◆ **Your goal**:
Starting at the line that contains "Recreate this image" and stopping at the line that contains "import numpy as np", return those lines exactly and nothing else. Both end lines count; pictures do not.

(Figure scripts)
╭──

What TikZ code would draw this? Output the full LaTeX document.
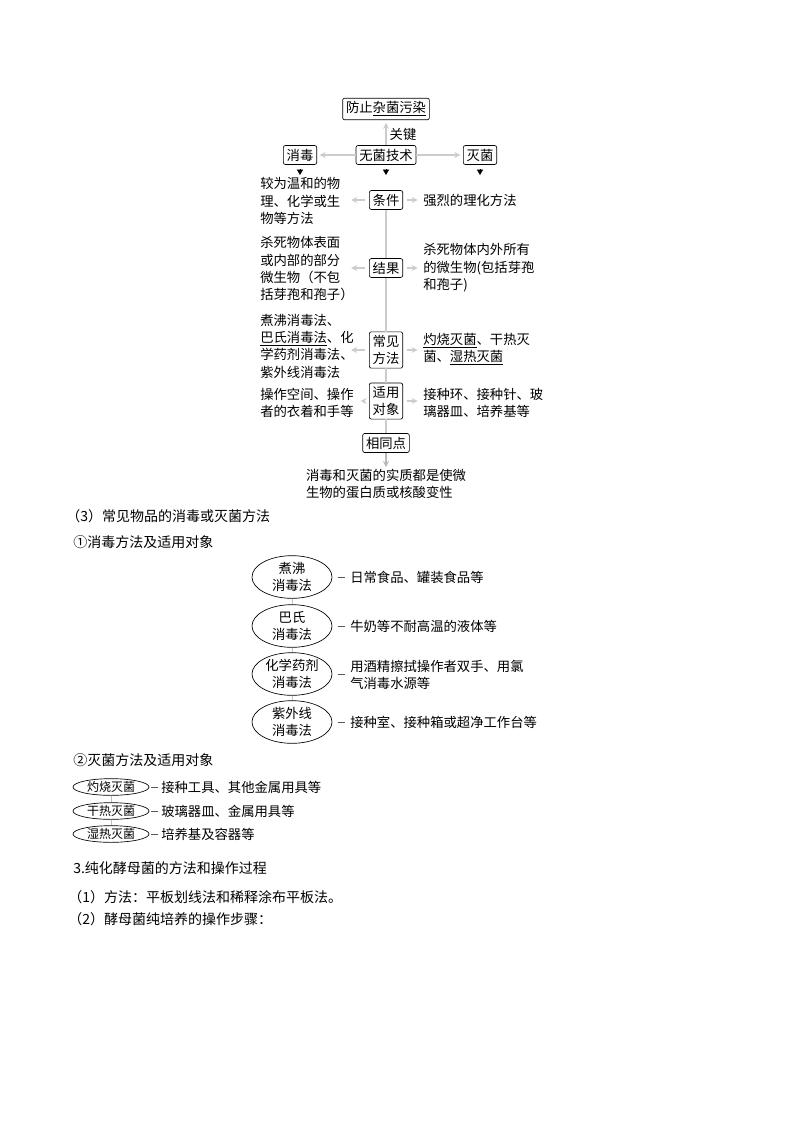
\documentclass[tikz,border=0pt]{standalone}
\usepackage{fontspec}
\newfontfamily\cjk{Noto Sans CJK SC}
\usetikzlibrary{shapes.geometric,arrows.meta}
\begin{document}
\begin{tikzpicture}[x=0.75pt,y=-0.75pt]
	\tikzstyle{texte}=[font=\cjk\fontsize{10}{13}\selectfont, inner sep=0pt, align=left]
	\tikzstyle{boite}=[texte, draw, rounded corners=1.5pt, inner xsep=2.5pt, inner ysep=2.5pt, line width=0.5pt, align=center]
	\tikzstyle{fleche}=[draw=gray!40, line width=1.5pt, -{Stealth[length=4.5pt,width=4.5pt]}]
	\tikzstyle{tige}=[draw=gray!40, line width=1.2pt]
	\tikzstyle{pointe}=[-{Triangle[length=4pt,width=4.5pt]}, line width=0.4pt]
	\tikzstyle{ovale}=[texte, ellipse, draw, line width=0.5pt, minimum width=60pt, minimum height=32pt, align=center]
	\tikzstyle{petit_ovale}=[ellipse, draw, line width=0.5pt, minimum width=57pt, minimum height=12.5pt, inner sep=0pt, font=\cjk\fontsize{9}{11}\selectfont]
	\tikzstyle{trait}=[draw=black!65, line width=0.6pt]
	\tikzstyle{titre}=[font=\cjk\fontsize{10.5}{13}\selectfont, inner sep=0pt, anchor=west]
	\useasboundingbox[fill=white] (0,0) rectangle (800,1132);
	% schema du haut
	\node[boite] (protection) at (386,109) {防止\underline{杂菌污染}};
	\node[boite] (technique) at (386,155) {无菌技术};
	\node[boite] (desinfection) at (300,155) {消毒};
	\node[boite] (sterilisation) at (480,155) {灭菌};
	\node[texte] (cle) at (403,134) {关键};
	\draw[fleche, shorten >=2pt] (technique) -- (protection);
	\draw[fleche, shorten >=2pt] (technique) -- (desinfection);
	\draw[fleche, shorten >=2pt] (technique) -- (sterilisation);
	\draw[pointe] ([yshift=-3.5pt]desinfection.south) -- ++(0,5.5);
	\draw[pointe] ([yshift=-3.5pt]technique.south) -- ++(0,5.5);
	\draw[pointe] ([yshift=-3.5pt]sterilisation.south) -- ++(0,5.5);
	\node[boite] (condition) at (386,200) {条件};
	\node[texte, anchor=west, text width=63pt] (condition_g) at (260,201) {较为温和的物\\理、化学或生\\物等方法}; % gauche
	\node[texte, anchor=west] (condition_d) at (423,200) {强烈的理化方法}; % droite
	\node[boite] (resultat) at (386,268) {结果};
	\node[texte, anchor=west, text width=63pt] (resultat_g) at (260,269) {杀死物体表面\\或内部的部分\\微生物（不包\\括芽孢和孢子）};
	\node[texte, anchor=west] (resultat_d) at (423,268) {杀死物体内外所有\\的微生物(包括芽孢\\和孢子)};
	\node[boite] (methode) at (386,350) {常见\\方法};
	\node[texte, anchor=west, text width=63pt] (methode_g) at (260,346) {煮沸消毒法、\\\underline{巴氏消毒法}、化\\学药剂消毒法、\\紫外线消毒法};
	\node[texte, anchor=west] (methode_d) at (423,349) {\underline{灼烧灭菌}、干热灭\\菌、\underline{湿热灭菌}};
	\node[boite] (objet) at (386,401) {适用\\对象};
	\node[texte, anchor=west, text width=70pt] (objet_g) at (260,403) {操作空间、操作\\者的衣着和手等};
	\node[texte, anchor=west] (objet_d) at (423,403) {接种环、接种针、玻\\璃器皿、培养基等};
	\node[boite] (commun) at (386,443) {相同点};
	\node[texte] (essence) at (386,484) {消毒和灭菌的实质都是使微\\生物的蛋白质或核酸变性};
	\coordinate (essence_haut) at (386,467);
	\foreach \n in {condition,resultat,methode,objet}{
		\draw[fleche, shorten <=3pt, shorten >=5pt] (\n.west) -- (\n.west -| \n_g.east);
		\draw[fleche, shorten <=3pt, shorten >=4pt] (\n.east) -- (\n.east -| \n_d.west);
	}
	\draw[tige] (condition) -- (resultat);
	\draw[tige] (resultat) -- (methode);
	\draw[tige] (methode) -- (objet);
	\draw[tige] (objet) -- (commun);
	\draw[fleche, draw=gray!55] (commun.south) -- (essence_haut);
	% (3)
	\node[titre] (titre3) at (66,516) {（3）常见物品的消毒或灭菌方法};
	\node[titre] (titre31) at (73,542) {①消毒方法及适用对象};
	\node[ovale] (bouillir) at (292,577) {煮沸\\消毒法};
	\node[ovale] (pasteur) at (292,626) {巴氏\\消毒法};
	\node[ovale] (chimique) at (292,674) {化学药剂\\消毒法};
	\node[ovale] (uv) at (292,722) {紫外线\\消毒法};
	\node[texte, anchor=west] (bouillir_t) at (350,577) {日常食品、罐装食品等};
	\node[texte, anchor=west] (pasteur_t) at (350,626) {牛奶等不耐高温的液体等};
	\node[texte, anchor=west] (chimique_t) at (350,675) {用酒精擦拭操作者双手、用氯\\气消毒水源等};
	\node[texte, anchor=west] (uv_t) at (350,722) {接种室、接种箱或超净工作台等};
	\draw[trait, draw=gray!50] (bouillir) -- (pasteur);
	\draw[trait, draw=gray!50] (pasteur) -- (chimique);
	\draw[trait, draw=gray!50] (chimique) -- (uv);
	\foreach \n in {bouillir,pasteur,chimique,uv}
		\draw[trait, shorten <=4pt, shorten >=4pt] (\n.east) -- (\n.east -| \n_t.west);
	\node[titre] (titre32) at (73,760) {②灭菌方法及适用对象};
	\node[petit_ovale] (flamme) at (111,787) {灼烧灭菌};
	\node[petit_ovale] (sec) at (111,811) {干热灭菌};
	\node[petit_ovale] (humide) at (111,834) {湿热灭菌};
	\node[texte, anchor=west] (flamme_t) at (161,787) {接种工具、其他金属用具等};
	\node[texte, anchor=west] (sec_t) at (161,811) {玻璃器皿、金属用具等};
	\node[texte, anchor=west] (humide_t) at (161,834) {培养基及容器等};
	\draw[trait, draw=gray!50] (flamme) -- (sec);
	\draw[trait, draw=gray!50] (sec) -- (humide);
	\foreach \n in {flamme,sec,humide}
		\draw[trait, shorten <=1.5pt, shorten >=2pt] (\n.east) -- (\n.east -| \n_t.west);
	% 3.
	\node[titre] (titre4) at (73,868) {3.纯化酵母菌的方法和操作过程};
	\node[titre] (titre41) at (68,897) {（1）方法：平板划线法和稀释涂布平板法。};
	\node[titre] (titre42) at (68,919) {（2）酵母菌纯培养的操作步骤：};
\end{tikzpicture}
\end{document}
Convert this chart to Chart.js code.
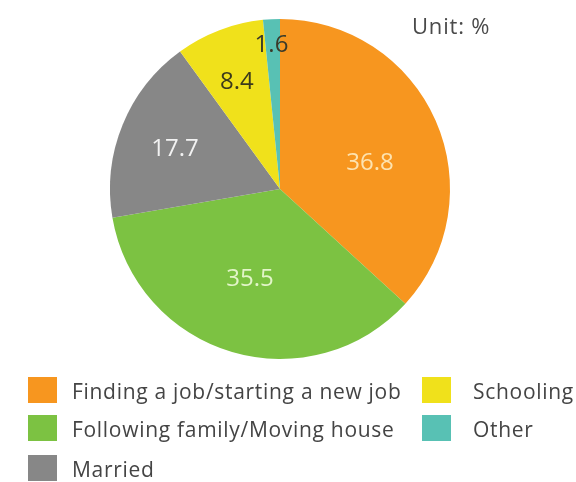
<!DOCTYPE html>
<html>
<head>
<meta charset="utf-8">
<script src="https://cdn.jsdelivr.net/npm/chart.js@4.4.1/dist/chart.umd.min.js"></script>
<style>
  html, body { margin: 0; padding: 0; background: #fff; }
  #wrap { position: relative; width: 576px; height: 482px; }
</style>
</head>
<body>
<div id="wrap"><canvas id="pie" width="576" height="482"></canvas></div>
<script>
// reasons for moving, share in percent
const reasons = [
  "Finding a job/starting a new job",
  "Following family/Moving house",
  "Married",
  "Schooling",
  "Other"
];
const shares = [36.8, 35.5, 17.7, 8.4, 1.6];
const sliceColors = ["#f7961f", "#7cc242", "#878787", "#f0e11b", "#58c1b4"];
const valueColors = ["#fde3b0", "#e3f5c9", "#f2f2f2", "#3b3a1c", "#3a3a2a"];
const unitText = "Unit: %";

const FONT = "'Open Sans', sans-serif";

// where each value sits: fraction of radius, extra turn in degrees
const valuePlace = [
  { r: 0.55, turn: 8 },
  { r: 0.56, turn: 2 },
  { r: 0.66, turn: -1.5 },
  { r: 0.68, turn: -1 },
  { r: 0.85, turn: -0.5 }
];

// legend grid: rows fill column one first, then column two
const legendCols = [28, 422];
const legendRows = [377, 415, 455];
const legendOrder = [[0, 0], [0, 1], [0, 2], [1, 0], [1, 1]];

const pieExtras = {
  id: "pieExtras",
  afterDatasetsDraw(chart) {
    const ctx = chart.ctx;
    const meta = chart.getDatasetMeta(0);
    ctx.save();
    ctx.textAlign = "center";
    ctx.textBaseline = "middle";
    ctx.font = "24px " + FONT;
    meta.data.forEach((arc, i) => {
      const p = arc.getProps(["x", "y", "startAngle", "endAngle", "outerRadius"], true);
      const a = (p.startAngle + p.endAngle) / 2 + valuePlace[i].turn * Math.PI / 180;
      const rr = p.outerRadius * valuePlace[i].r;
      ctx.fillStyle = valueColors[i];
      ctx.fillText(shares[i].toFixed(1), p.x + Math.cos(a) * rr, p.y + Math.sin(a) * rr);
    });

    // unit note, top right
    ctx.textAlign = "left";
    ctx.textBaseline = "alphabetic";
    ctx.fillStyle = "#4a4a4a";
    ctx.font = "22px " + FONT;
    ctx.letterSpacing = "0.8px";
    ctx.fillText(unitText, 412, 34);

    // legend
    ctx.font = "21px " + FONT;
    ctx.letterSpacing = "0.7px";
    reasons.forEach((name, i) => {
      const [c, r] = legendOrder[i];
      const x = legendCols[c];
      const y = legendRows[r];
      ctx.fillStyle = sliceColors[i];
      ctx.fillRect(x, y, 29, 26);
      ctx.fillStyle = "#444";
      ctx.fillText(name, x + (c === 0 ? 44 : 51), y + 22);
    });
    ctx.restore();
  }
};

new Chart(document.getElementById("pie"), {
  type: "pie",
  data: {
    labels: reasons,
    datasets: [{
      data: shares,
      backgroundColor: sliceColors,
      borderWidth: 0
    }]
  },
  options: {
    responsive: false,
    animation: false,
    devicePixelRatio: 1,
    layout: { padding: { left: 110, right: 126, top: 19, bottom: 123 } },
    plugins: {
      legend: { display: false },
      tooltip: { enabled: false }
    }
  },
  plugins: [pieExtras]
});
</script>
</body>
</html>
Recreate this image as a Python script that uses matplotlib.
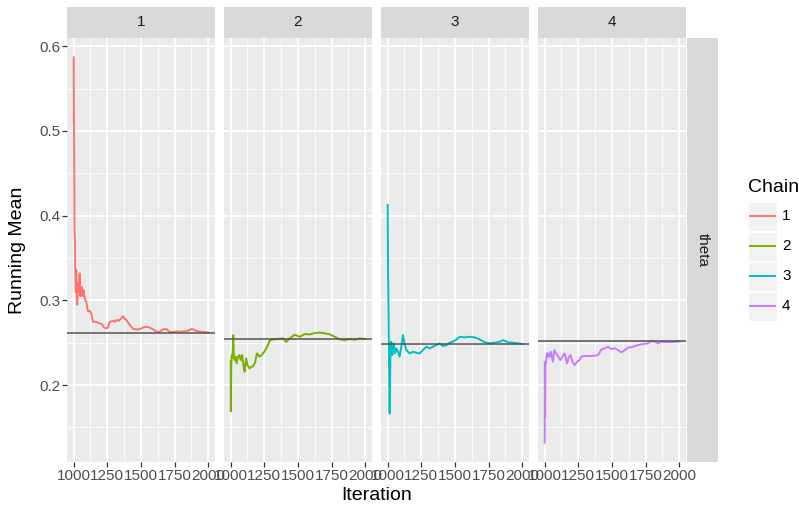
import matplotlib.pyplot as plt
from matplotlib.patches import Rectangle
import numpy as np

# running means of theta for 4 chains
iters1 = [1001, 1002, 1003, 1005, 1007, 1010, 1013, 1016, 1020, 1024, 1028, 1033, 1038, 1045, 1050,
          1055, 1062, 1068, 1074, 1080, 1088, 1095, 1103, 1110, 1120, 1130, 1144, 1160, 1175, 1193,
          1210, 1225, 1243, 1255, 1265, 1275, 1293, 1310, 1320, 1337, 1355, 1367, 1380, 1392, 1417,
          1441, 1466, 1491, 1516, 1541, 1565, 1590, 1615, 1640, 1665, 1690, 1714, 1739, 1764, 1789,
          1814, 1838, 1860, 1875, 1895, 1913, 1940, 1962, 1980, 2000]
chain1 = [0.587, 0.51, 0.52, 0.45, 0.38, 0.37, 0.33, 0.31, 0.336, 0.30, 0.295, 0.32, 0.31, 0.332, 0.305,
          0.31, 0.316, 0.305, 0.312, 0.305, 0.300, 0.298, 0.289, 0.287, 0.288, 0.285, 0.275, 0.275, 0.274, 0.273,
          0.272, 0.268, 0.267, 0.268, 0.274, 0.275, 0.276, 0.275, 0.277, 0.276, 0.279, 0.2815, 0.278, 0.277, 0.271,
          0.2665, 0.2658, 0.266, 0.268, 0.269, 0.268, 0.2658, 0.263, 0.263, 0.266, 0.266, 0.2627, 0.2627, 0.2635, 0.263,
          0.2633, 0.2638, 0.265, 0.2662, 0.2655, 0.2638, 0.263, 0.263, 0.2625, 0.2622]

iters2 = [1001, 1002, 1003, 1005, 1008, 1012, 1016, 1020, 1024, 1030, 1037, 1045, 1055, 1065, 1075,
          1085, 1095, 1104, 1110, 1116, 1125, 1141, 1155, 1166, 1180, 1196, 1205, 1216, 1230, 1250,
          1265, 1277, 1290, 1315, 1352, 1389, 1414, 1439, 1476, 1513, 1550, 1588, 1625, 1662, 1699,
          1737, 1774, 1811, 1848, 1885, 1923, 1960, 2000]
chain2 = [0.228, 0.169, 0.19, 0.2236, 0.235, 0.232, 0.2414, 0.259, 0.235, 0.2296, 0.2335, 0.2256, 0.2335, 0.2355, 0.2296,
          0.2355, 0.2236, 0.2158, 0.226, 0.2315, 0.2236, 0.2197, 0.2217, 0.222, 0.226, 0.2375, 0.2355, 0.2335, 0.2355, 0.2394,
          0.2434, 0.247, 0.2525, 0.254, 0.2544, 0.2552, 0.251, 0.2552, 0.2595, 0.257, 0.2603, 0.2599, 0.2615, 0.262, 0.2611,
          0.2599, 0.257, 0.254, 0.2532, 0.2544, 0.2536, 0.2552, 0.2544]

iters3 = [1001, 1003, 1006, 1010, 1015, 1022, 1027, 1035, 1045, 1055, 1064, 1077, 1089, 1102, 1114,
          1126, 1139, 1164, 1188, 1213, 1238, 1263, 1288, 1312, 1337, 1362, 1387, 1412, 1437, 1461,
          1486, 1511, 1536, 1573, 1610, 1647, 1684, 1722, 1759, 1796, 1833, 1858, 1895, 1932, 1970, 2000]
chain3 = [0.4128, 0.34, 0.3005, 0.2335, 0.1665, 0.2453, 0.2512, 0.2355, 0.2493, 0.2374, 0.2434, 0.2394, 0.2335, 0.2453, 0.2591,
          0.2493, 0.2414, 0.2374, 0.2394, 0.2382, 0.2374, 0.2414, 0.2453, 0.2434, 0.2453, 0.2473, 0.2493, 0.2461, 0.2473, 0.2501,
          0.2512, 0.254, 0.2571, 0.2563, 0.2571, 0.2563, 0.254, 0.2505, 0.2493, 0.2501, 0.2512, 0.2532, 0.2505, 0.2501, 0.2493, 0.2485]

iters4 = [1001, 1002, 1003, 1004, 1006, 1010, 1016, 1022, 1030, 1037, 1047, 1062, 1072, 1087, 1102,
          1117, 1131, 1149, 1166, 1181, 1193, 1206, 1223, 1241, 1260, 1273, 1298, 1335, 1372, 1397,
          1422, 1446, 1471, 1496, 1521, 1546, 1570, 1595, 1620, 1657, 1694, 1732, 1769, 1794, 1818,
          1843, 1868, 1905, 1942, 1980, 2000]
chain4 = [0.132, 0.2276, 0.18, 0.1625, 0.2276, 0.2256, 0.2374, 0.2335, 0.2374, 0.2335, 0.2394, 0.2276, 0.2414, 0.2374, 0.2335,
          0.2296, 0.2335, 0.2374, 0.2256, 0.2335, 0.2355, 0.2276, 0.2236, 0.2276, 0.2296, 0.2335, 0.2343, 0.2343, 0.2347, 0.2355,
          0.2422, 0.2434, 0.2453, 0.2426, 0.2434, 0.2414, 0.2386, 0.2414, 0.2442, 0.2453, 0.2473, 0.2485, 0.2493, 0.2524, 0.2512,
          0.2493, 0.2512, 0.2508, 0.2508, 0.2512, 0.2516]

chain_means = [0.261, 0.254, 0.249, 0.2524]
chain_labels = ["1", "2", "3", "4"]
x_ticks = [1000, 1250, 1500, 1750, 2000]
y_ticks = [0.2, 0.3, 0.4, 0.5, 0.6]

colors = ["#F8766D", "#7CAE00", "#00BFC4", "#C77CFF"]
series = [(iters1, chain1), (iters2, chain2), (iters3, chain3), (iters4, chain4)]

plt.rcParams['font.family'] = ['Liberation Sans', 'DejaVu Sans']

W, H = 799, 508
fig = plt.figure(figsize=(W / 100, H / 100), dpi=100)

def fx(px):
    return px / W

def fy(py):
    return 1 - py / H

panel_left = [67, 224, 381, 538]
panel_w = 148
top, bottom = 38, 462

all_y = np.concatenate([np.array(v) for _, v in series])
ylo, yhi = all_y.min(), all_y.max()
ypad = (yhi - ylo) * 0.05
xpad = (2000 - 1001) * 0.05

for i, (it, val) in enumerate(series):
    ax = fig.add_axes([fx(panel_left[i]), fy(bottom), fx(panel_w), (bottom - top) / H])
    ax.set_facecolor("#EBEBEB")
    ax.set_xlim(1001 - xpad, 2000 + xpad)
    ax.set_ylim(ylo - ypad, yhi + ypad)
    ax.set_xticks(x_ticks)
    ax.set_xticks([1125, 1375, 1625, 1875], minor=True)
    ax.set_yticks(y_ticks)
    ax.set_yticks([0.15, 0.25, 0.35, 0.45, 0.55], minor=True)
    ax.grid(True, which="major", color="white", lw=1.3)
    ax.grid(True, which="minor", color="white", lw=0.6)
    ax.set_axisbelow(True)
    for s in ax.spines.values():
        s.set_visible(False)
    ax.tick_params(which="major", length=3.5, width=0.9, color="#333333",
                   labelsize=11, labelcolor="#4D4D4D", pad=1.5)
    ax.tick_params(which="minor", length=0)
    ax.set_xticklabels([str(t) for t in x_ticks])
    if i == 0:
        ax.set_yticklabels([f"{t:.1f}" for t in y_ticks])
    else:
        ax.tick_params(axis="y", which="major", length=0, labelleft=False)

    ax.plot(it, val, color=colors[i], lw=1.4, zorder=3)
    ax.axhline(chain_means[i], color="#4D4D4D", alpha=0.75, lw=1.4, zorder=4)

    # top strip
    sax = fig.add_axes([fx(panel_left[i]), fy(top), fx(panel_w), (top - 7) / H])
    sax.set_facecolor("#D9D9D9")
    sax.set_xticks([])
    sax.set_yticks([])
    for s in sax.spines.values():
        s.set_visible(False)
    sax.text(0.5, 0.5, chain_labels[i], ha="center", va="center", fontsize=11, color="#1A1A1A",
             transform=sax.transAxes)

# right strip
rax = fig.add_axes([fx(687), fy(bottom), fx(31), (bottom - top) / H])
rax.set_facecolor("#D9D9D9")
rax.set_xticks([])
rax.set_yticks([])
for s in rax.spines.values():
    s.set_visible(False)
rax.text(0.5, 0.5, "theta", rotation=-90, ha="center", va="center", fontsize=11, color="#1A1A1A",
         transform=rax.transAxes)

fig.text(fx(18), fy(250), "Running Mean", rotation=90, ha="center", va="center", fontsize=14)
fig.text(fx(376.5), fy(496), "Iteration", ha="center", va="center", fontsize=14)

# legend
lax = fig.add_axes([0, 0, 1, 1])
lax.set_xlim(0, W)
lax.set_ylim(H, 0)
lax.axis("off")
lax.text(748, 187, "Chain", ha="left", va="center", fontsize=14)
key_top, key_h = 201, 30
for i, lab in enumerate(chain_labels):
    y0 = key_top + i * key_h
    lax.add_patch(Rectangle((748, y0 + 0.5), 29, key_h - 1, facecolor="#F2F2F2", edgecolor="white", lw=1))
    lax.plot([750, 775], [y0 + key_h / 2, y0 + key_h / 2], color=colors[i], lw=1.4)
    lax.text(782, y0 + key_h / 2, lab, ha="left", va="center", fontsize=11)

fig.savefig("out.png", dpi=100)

╰──

◆ **Response**:
Recreate this image as a Python script that uses matplotlib.
import matplotlib.pyplot as plt
from matplotlib.patches import Rectangle
import numpy as np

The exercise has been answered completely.